Executive Overview

 

This is a teaching portfolio designed around one class, ECO336, “Women In the US Economy.” It is a course that, while it existed at the University of Wisconsin-La Crosse prior to my appointment, I redesigned it in 2001 and became the primary instructor for the course through 2005. I am creating this portfolio at the end of my “tenure” as the primary instructor for the course in order to create a point of reference for my future self as well as other instructors teaching the course. Furthermore, I think the course is a good example of using alternative methods of teaching and is a good model for the development of critical thinking. The topics in the course are, by necessity, extremely timely. As a result, preparation is constantly being revised and updated. Lastly, it is a writing-intensive course and therefore, has unique dimensions that other courses do not present.

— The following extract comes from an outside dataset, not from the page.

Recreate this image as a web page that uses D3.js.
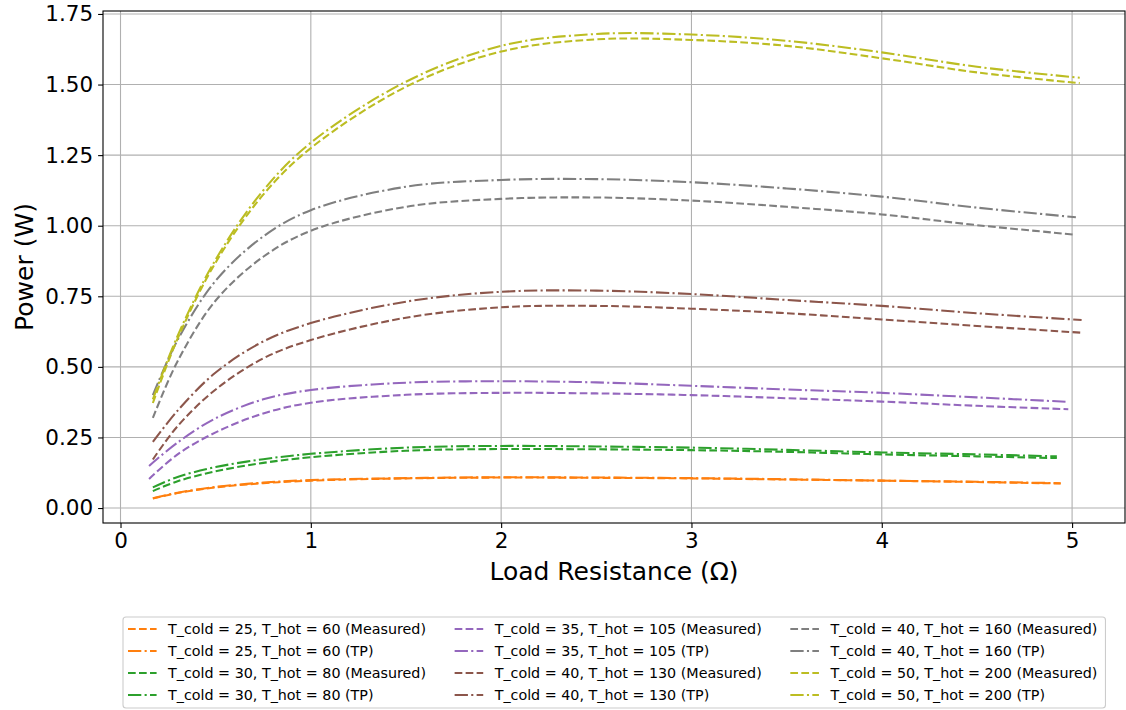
<!DOCTYPE html>
<html><head><meta charset="utf-8">
<script src="https://cdn.jsdelivr.net/npm/d3@7"></script>
<style>body{margin:0;background:#fff} text{font-family:"DejaVu Sans",sans-serif}</style>
</head><body><svg id="c" width="1126" height="710"></svg>
<script>
// ---- data ----
const rOrange = [0.17,0.3,0.5,0.75,1,1.5,2,2.5,3,3.5,4,4.5,4.94];
const rGreen  = [0.17,0.3,0.5,0.75,1,1.5,2,2.5,3,3.5,4,4.5,4.92];
const rPurple = [0.15,0.3,0.5,0.75,1,1.5,2,2.5,3,3.5,4,4.5,4.98];
const rBrown  = [0.17,0.3,0.5,0.75,1,1.5,2,2.5,3,3.5,4,4.5,5.05];
const rGray   = [0.17,0.3,0.5,0.75,1,1.5,2,2.5,3,3.5,4,4.5,5.02];
const rYellow = [0.17,0.3,0.5,0.75,1,1.5,2,2.5,3,3.5,4,4.5,5.04];

const orangeMeas = [0.034,0.053,0.073,0.088,0.097,0.105,0.108,0.107,0.105,0.101,0.097,0.092,0.087];
const orangeTP   = [0.035,0.054,0.075,0.090,0.099,0.106,0.109,0.108,0.106,0.102,0.097,0.093,0.088];
const greenMeas  = [0.060,0.095,0.130,0.160,0.180,0.203,0.209,0.208,0.205,0.199,0.190,0.183,0.177];
const greenTP    = [0.073,0.110,0.145,0.173,0.192,0.214,0.220,0.218,0.214,0.206,0.197,0.190,0.183];
const purpleMeas = [0.103,0.190,0.268,0.335,0.373,0.401,0.408,0.406,0.400,0.389,0.377,0.362,0.350];
const purpleTP   = [0.149,0.232,0.318,0.385,0.418,0.444,0.449,0.445,0.433,0.420,0.408,0.392,0.376];
const brownMeas  = [0.172,0.290,0.420,0.530,0.595,0.674,0.711,0.716,0.706,0.690,0.668,0.645,0.621];
const brownTP    = [0.234,0.345,0.480,0.590,0.655,0.731,0.766,0.770,0.758,0.737,0.716,0.690,0.666];
const grayMeas   = [0.319,0.520,0.735,0.890,0.982,1.067,1.095,1.100,1.089,1.067,1.040,1.002,0.968];
const grayTP     = [0.400,0.595,0.805,0.962,1.055,1.138,1.162,1.165,1.154,1.132,1.103,1.064,1.030];
const yellowMeas = [0.372,0.600,0.870,1.110,1.275,1.492,1.617,1.660,1.658,1.637,1.593,1.543,1.505];
const yellowTP   = [0.385,0.610,0.880,1.125,1.294,1.510,1.637,1.679,1.677,1.655,1.614,1.563,1.524];

const seriesLabels = [
  "T_cold = 25, T_hot = 60 (Measured)","T_cold = 25, T_hot = 60 (TP)",
  "T_cold = 30, T_hot = 80 (Measured)","T_cold = 30, T_hot = 80 (TP)",
  "T_cold = 35, T_hot = 105 (Measured)","T_cold = 35, T_hot = 105 (TP)",
  "T_cold = 40, T_hot = 130 (Measured)","T_cold = 40, T_hot = 130 (TP)",
  "T_cold = 40, T_hot = 160 (Measured)","T_cold = 40, T_hot = 160 (TP)",
  "T_cold = 50, T_hot = 200 (Measured)","T_cold = 50, T_hot = 200 (TP)"
];
const xTicks = [0,1,2,3,4,5];
const yTicks = [0,0.25,0.5,0.75,1.0,1.25,1.5,1.75];

// ---- series table built from the arrays ----
const colors = ["#ff7f0e","#2ca02c","#9467bd","#8c564b","#7f7f7f","#bcbd22"];
const xs = [rOrange,rGreen,rPurple,rBrown,rGray,rYellow];
const ys = [[orangeMeas,orangeTP],[greenMeas,greenTP],[purpleMeas,purpleTP],[brownMeas,brownTP],[grayMeas,grayTP],[yellowMeas,yellowTP]];
const DASH = "7.7,3.3", DASHDOT = "13.3,3.3,2.1,3.3";
const series = [];
xs.forEach((xr,i)=>{
  [0,1].forEach(k=>{
    series.push({label: seriesLabels[i*2+k], color: colors[i], dash: k===0?DASH:DASHDOT,
      pts: xr.map((x,j)=>[x, ys[i][k][j]])});
  });
});

// ---- layout ----
const L=103, R=1125, T=11, B=523;
const svg = d3.select("#c");
const x = d3.scaleLinear().domain([-0.092,5.278]).range([L,R]);
const y = d3.scaleLinear().domain([-0.053,1.7605]).range([B,T]);

svg.append("defs").append("clipPath").attr("id","clip")
  .append("rect").attr("x",L).attr("y",T).attr("width",R-L).attr("height",B-T);

// grid
const g = svg.append("g");
g.selectAll(".gx").data(xTicks).join("line")
  .attr("x1",d=>x(d)).attr("x2",d=>x(d)).attr("y1",T).attr("y2",B)
  .attr("stroke","#b0b0b0").attr("stroke-width",1.1);
g.selectAll(".gy").data(yTicks).join("line")
  .attr("y1",d=>y(d)).attr("y2",d=>y(d)).attr("x1",L).attr("x2",R)
  .attr("stroke","#b0b0b0").attr("stroke-width",1.1);

// lines
const line = d3.line().x(d=>x(d[0])).y(d=>y(d[1])).curve(d3.curveCatmullRom.alpha(0.5));
svg.append("g").attr("clip-path","url(#clip)").selectAll("path").data(series).join("path")
  .attr("d",d=>line(d.pts)).attr("fill","none").attr("stroke",d=>d.color)
  .attr("stroke-width",2.08).attr("stroke-dasharray",d=>d.dash);

// axes
const ax = svg.append("g").attr("transform",`translate(0,${B})`)
  .call(d3.axisBottom(x).tickValues(xTicks).tickFormat(d3.format("d")).tickSize(4.9).tickPadding(4.9));
const ay = svg.append("g").attr("transform",`translate(${L},0)`)
  .call(d3.axisLeft(y).tickValues(yTicks).tickFormat(d3.format(".2f")).tickSize(4.9).tickPadding(4.9));
[ax,ay].forEach(a=>{
  a.select(".domain").remove();
  a.selectAll("line").attr("stroke","#000").attr("stroke-width",1.1);
  a.selectAll("text").attr("fill","#000").style("font-size","21.5px").style("font-family","DejaVu Sans");
});
svg.append("rect").attr("x",L).attr("y",T).attr("width",R-L).attr("height",B-T)
  .attr("fill","none").attr("stroke","#000").attr("stroke-width",1.1);

// axis labels
svg.append("text").attr("x",(L+R)/2).attr("y",580).attr("text-anchor","middle")
  .style("font-size","25px").text("Load Resistance (Ω)");
svg.append("text").attr("transform",`translate(33,${(T+B)/2}) rotate(-90)`).attr("text-anchor","middle")
  .style("font-size","25px").text("Power (W)");

// legend
const lg = svg.append("g");
const box = lg.append("rect").attr("x",123).attr("y",617).attr("height",91).attr("rx",3)
  .attr("fill","#fff").attr("fill-opacity",0.8).attr("stroke","#cccccc").attr("stroke-width",1.1);
const rowY = [629,651,673,695];
const fs = 14.3;
let colX = 128, endX = 0;
for (let c=0;c<3;c++){
  let maxW = 0;
  for (let r=0;r<4;r++){
    const s = series[c*4+r];
    lg.append("line").attr("x1",colX).attr("x2",colX+2*fs).attr("y1",rowY[r]).attr("y2",rowY[r])
      .attr("stroke",s.color).attr("stroke-width",2.08).attr("stroke-dasharray",s.dash);
    const t = lg.append("text").attr("x",colX+2.8*fs).attr("y",rowY[r]+5)
      .style("font-size",fs+"px").attr("fill","#000").text(s.label);
    maxW = Math.max(maxW, t.node().getComputedTextLength());
  }
  endX = colX+2.8*fs+maxW;
  colX = endX + 2*fs;
}
box.attr("width", endX + 8 - 123);
</script></body></html>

            As I write this, it is the end of the fall semester of 2005 and I will not be teaching this course for at least one year. I would be dishonest if I did not admit that I am glad to be taking a break from the course. It has, as they say, a lot of baggage. Firstly, it is unique in that it is a women’s studies course in the College of Business Administration. I should say, THE women’s studies course in the CBA. I think that students often come to this course with particular expectations that they would not have in another course and as such, these expectations present challenges to the instructor. Secondly, the course is a 300 level general education course in the department of economics. Being a 300 level course, I have certain expectations about the amount of reading that I can expect students to do, and the quality of the writing that I expect students to be able to produce within the class not to mention their analytic capabilities.        Often the students do not enter the class with the same expectations of themselves, and many times, the students are even first-semester freshmen who had been advised to take the course. Thirdly, the course is writing-intensive. This demands both formal and informal writing from the students as well as a healthy does of reading and critical analysis. Fourthly, because the course is an upper-level economics course but, ironically, requires no 100-level economics prerequisites, it is a challenge to simultaneously use economic concepts, challenge the students, and remain within the constraints of the prerequisites. Lastly, what makes the course particularly interesting is that because it essentially “kills three birds with one stone” for students in the College of Business, it attracts nearly fifty percent men (extremely unique for a women’s studies course). I have loved teaching it, but find that I need a break, at least for a while. When I’m ready, I’d like to refer to this document, and jump back into the fray.